A critical thinker in Vancouver has been named one of the top science newsmakers of the year.
“She appeared like a shot out of the blogosphere: a wild-haired Canadian microbiologist with a propensity to say what was on her mind,” the leading research journal Nature says of Rosie Redfield, a professor at the University of British Columbia.
The journal editors say Redfield is one of 10 individuals who “had an impact, good or bad, on the world of science” in 2011. She was chosen for her “critical” inquiry and “remarkable experiment in open science” that challenged a now-infamous “arsenic life” study funded by NASA.
The Top 10 list also includes: Essam Sharaf, an engineer who was catapulted from demonstrations in Cairo’s Tahrir Square to Egypt’s parliament where he fought to rebuild science; astronomer Sara Seager at the Massachusetts Institute of Technology, who is narrowing the search for other Earthlike worlds; and biologist Tatsuhiko Kodama, who criticized the Japanese government’s handling of the fallout from Fukushima nuclear accident.
Diederik Stapel, a prolific Dutch psychologist who admitted to scientific fraud on a “spectacular” scale, also made the list. He didn’t just fudge data, the journal says, “he fabricated entire experiments.”
Get daily National news
Reached at UBC, Redfield said “it’s really nice to be formally acknowledged.”

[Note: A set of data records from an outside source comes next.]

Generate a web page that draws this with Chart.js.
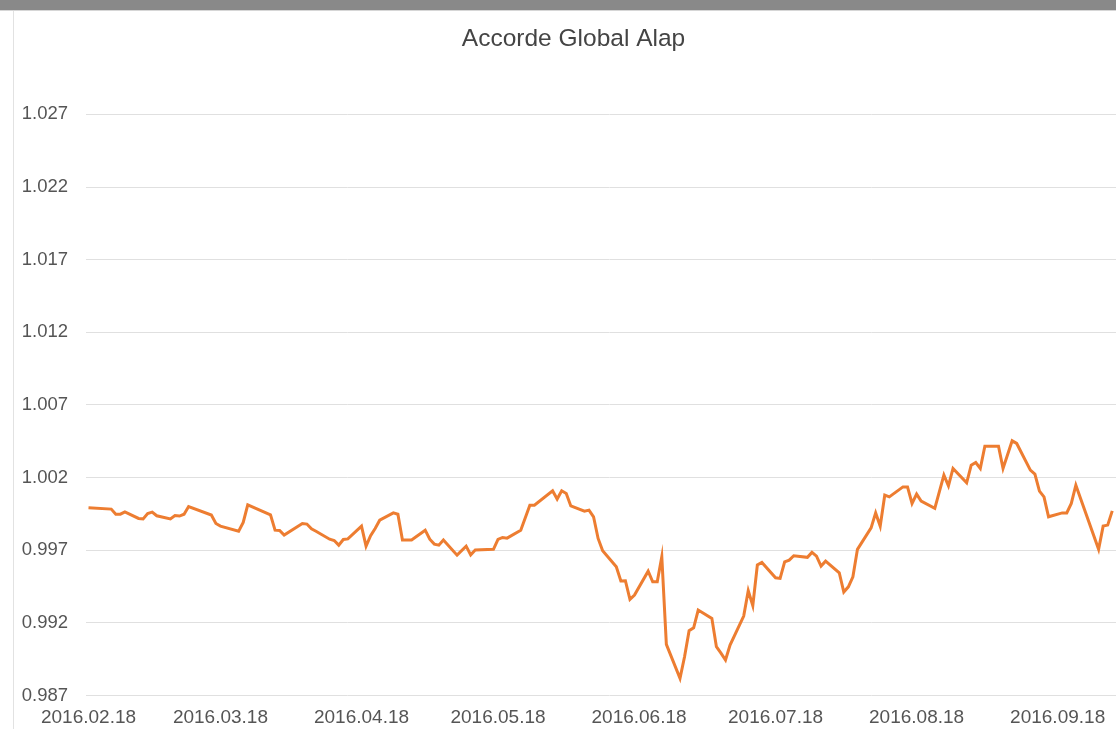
<!DOCTYPE html>
<html>
<head>
<meta charset="utf-8">
<script src="https://cdn.jsdelivr.net/npm/chart.js@4.4.0/dist/chart.umd.min.js"></script>
<style>
  html, body { margin: 0; padding: 0; width: 1116px; height: 729px; overflow: hidden; background: #fff; }
  #topbar { position: absolute; left: 0; top: 0; width: 1116px; height: 10px; background: #898989; border-bottom: 1px solid #d6d6d6; }
  #frame { position: absolute; left: 13px; top: 11px; width: 1200px; height: 718px; border-left: 1px solid #e2e2e2; }
  #wrap { position: absolute; left: 14px; top: 11px; width: 1119px; height: 718px; }
</style>
</head>
<body>
<div id="topbar"></div>
<div id="frame"></div>
<div id="wrap"><canvas id="c" width="1119" height="718"></canvas></div>
<script>
const chartTitle = 'Accorde Global Alap';
const startDate = '2016-02-18';
const tickLabels = ['2016.02.18','2016.03.18','2016.04.18','2016.05.18','2016.06.18','2016.07.18','2016.08.18','2016.09.18'];
const yTicks = [0.987, 0.992, 0.997, 1.002, 1.007, 1.012, 1.017, 1.022, 1.027];

const dates = [
 '2016-02-18','2016-02-23','2016-02-24','2016-02-25','2016-02-26','2016-02-29',
 '2016-03-01','2016-03-02','2016-03-03','2016-03-04','2016-03-07','2016-03-08','2016-03-09','2016-03-10','2016-03-11',
 '2016-03-16','2016-03-17','2016-03-18','2016-03-22','2016-03-23','2016-03-24','2016-03-29','2016-03-30','2016-03-31',
 '2016-04-01','2016-04-05','2016-04-06','2016-04-07','2016-04-08','2016-04-11','2016-04-12','2016-04-13','2016-04-14','2016-04-15',
 '2016-04-18','2016-04-19','2016-04-20','2016-04-21','2016-04-22','2016-04-25','2016-04-26','2016-04-27','2016-04-29',
 '2016-05-02','2016-05-03','2016-05-04','2016-05-05','2016-05-06','2016-05-09','2016-05-11','2016-05-12','2016-05-13',
 '2016-05-17','2016-05-18','2016-05-19','2016-05-20','2016-05-23','2016-05-25','2016-05-26','2016-05-30','2016-05-31',
 '2016-06-01','2016-06-02','2016-06-03','2016-06-06','2016-06-07','2016-06-08','2016-06-09','2016-06-10','2016-06-13',
 '2016-06-14','2016-06-15','2016-06-16','2016-06-17','2016-06-20','2016-06-21','2016-06-22','2016-06-23','2016-06-24',
 '2016-06-27','2016-06-28','2016-06-29','2016-06-30','2016-07-01','2016-07-04','2016-07-05','2016-07-06','2016-07-07',
 '2016-07-08','2016-07-11','2016-07-12','2016-07-13','2016-07-14','2016-07-15','2016-07-18','2016-07-19','2016-07-20',
 '2016-07-21','2016-07-22','2016-07-25','2016-07-26','2016-07-27','2016-07-28','2016-07-29','2016-08-01','2016-08-02',
 '2016-08-03','2016-08-04','2016-08-05','2016-08-08','2016-08-09','2016-08-10','2016-08-11','2016-08-12','2016-08-15',
 '2016-08-16','2016-08-17','2016-08-18','2016-08-19','2016-08-22','2016-08-24','2016-08-25','2016-08-26','2016-08-29',
 '2016-08-30','2016-08-31','2016-09-01','2016-09-02','2016-09-05','2016-09-06','2016-09-08','2016-09-09','2016-09-12',
 '2016-09-13','2016-09-14','2016-09-15','2016-09-16','2016-09-19','2016-09-20','2016-09-21','2016-09-22','2016-09-27',
 '2016-09-28','2016-09-29','2016-09-30'
];
const navValues = [
 0.99992,0.99983,0.99948,0.99948,0.99964,0.99919,
 0.99916,0.99953,0.99962,0.99937,0.99916,0.99939,0.99935,0.99948,1.00001,
 0.99942,0.99884,0.99866,0.99831,0.99891,1.00012,0.99944,0.99838,0.99836,
 0.99804,0.99884,0.99880,0.99847,0.99831,0.99776,0.99767,0.99735,0.99774,0.99778,
 0.99866,0.99728,0.99800,0.99850,0.99907,0.99957,0.99948,0.99770,0.99770,
 0.99838,0.99776,0.99742,0.99735,0.99770,0.99666,0.99728,0.99668,0.99701,
 0.99706,0.99774,0.99788,0.99783,0.99838,1.00010,1.00010,1.00109,1.00052,
 1.00109,1.00091,1.00005,0.99969,0.99976,0.99930,0.99781,0.99696,0.99586,
 0.99488,0.99490,0.99362,0.99391,0.99556,0.99483,0.99483,0.99655,0.99052,
 0.98818,0.98967,0.99146,0.99166,0.99288,0.99231,0.99036,0.98992,0.98944,
 0.99047,0.99247,0.99421,0.99318,0.99598,0.99616,0.99510,0.99506,0.99620,
 0.99632,0.99662,0.99651,0.99685,0.99659,0.99591,0.99625,0.99545,0.99412,
 0.99448,0.99517,0.99706,0.99854,0.99957,0.99866,1.00079,1.00067,1.00136,
 1.00136,1.00022,1.00086,1.00038,0.99988,1.00217,1.00143,1.00263,1.00164,
 1.00285,1.00304,1.00263,1.00416,1.00416,1.00263,1.00453,1.00435,1.00251,
 1.00224,1.00107,1.00067,0.99930,0.99957,0.99957,1.00022,1.00148,0.99706,
 0.99866,0.99873,0.99971
];

function dayOffset(s) {
  const p = s.split(/[-.]/).map(Number);
  const b = startDate.split('-').map(Number);
  return (Date.UTC(p[0], p[1]-1, p[2]) - Date.UTC(b[0], b[1]-1, b[2])) / 86400000;
}
const points = dates.map((d, i) => ({ x: dayOffset(d), y: navValues[i] }));
const tickPositions = tickLabels.map(dayOffset);

const FONT = '"Liberation Sans", Arial, Helvetica, sans-serif';

new Chart(document.getElementById('c'), {
  type: 'line',
  data: {
    datasets: [{
      data: points,
      borderColor: '#ED7D31',
      borderWidth: 3,
      pointRadius: 0,
      tension: 0,
      fill: false
    }]
  },
  options: {
    responsive: false,
    animation: false,
    devicePixelRatio: 1,
    layout: { padding: { left: 0, right: 0, top: 0, bottom: 0 } },
    plugins: {
      legend: { display: false },
      tooltip: { enabled: false },
      title: {
        display: true,
        text: chartTitle,
        color: '#444',
        font: { family: FONT, size: 24.5, weight: 'normal' },
        padding: { top: 14, bottom: 60 }
      }
    },
    scales: {
      x: {
        type: 'linear',
        min: -0.55,
        max: 229.56,
        grid: { display: false, drawTicks: false },
        border: { display: false },
        afterBuildTicks: (scale) => { scale.ticks = tickPositions.map(v => ({ value: v })); },
        afterFit: (scale) => { scale.height = 33.5; },
        ticks: {
          autoSkip: false,
          maxRotation: 0,
          minRotation: 0,
          padding: 11,
          color: '#555',
          font: { family: FONT, size: 19 },
          callback: (v, i) => tickLabels[i]
        }
      },
      y: {
        min: yTicks[0],
        max: yTicks[yTicks.length - 1],
        grid: { color: '#e0e0e0', lineWidth: 1, drawTicks: false },
        border: { display: false },
        afterBuildTicks: (scale) => { scale.ticks = yTicks.map(v => ({ value: v })); },
        afterFit: (scale) => { scale.width = 72; },
        ticks: {
          padding: 18,
          color: '#555',
          font: { family: FONT, size: 18.5 },
          callback: (v) => Number(v).toFixed(3)
        }
      }
    }
  }
});
</script>
</body>
</html>
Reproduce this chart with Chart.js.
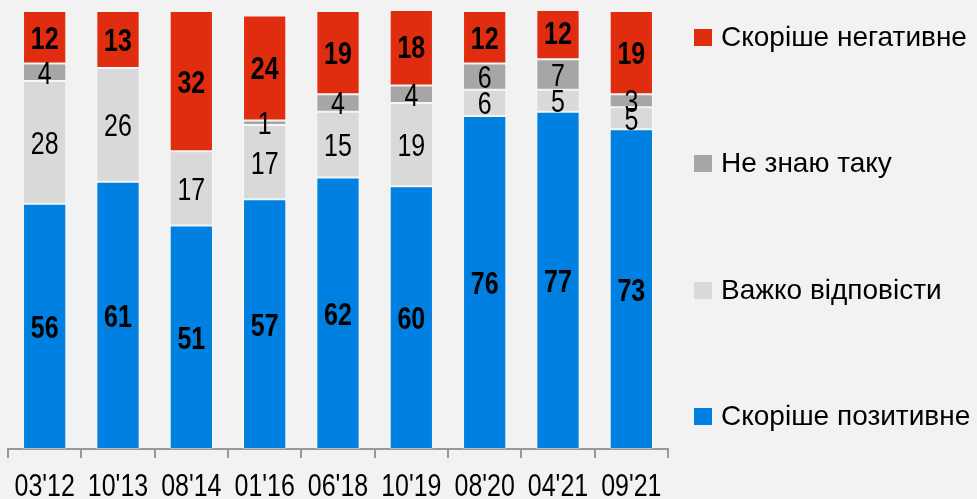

She chuckled about Nature’s reference to her hair, which has been pink and is currently lilac. “It changes all the time,” she said, explaining that she buys the dye at “the stores that sell black T-shirts and tattoos.”
Redfield created a firestorm of controversy after a U.S. team, funded by NASA, claimed a year ago that it had found bacteria that used arsenic in its DNA.
Like many scientists, Redfield was taken aback. If true, the finding meant a radically different type of biochemistry could fuel life.
An avid blogger, Redfield posted a scathing critique of the U.S. study, which had been published with much fanfare by the journal Science. “Basically, it doesn’t present any convincing evidence that arsenic has been incorporated into DNA,” she said.
Then Redfield decided to see if it would be possible to replicate the U.S. findings in her UBC lab. She has been documenting her progress on her blog, rrresearch.fieldofscience.com. It has become a “virtual lab meeting,” Nature says, in which scientists from around the world help troubleshoot her attempts to grow and study the bacteria.
At first, Redfield could not get the bacteria to grow on a medium containing arsenic. Then the bacteria took off and she has now shipped samples off to Princeton University where colleagues plan to test the microbes’ DNA over the holidays.
Redfield says she does not expect them to find any arsenic in the bacteria’s genetic material. Like many scientists, she believes the microbes can live in the presence of arsenic and suspects the U.S. DNA experiments were contaminated. The problem was then compounded when the results were rushed into print with the help of the promotional offices at NASA and Science.
Ford Doolittle, a Dalhousie University biochemist who hired Redfield for her first faculty job, told Nature that she has shown how science is supposed to work. “Science is way too uncritical of itself,” Doolittle said. “We need more Rosies out there.”